Thirty minutes later we watched on one of the many monitors that displayed runners crossing a timing mat a quarter mile from the transition tent where finishing runners hand off their team’s race bib to the next runner.  Our team, “Aspen Extreme”, popped up on the screen and I hustled to meet Aaron returning from the green course.  I’m our team’s number two runner in the sequence of eight team members and am assigned the yellow course as the first of my three loops.  

As I headed out on the yellow course, I imagined what it will be like for my teammates who will run this course later that evening in the dark. I wondered what it will look like early the next morning as the sun comes up.  It occurred to me that each us will have a different experience over the 20 hours. I’ll do the mid-distance lowest elevation course in the heat of the afternoon, while others will do it in the cool dark evening.  As I returned on the yellow course I saw my teammate Josh Snyder waiting for me with his red course bracelet to receive the race bib handoff.  Josh then handed off to Jake and so on through eight runners.  We will continue this rotation through the afternoon and into the evening. 

At around 9pm it was my turn again to run the green course this time.  I grabbed the green slap bracelet, my headlamp, and headed with my posse to the transition tent.  There are two bonfires and people roasted marshmallows on sticks provide by Ragnar, they know how to make it fun!  A movie projected onto a screen for those passing the time in the village throughout the evening.  The monitor alerted us to our arriving team member, and I scrambled to the tent.  This time I head out onto the green course lit by my headlamp.  The experience is much different at night, it’s dark, like really dark.  Even with the brightest of lights, your focus is much narrower and more acute on the trail in front of you, I even saw a field mouse run ahead of me for a moment in my head lamp. 

Every minute or so, another Ragnar course sign appeared in my headlamp reassuring me that I’m on the course.  Occasionally I encountered other runners but was alone a lot too.

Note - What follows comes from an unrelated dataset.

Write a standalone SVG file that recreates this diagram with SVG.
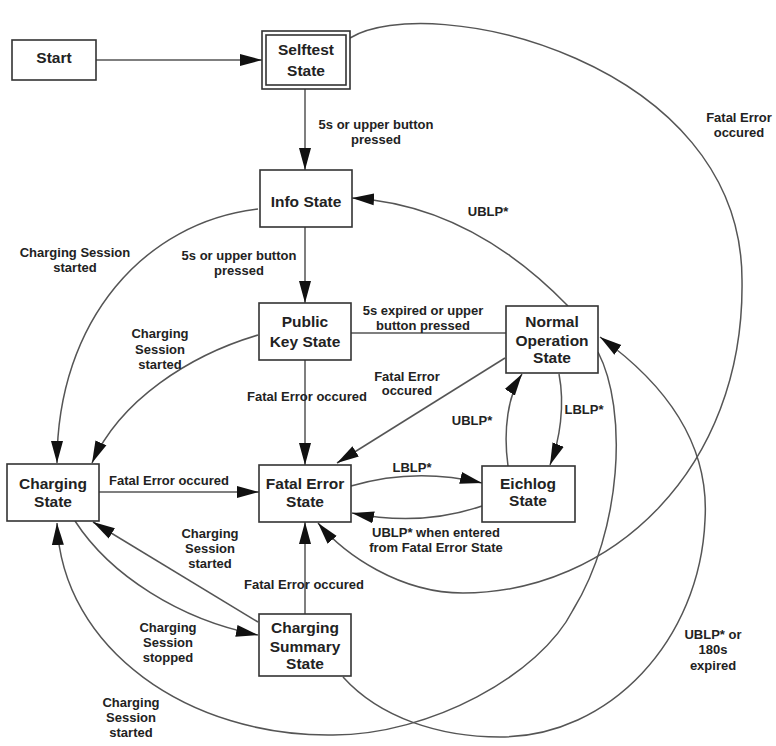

I finished the green course, handed off the bib and Josh began the yellow course.  I headed to wake Jake for his midnight run on the red course.  

My last run began at 4:30 am on the red course.  The course started up a steady uphill climb on a bike path and then followed a road for 2.5 miles before transitioning to a single-track trail.  The sun rose as the trail followed the ridge with breathtaking view of Snowmass and the Ragnar village far below.  Along the trail there were beautiful wildflowers and shrubbery to help you appreciate what a privilege it is to live in Colorado.  

Confession #4 – I stopped and took about a half dozen pictures along the way.   I kept plugging away uphill for another mile before tipping back downhill. 

It was 11am Saturday and our team “Aspen Extreme” waited at the finish line for our final runner to arrive. The seven of us including team captain Patrick Brannon have run a collective 114 miles in the twenty-hour journey to this point.  As our last runner arrived, we all ran behind him through the finish line to celebrate as a team.  We survived the 24 loops, 120 miles and 17,000 feet of climbing.  We escorted team members to the start, cheered for each other kept each other company for the past 36 hours.  After posing for our team picture, we do some damage in Ragnar store and head back to breakdown camp.

With the story of the weekend told again through the words on this page, I confess (confession #5) that I feel a bit sad that the weekend is over. I also feel content.  I feel like I accomplished something pretty hard and made some great friends along the way.  I also feel excitement for the chance to do it again next year.  If you’ll allow one more confession, (this will make #6) I specifically asked Race Director, Amber Hardesty if they Ragnar would be here next year because I can’t wait to do it again.

Hope to see you at Ragnar Aspen in 2022!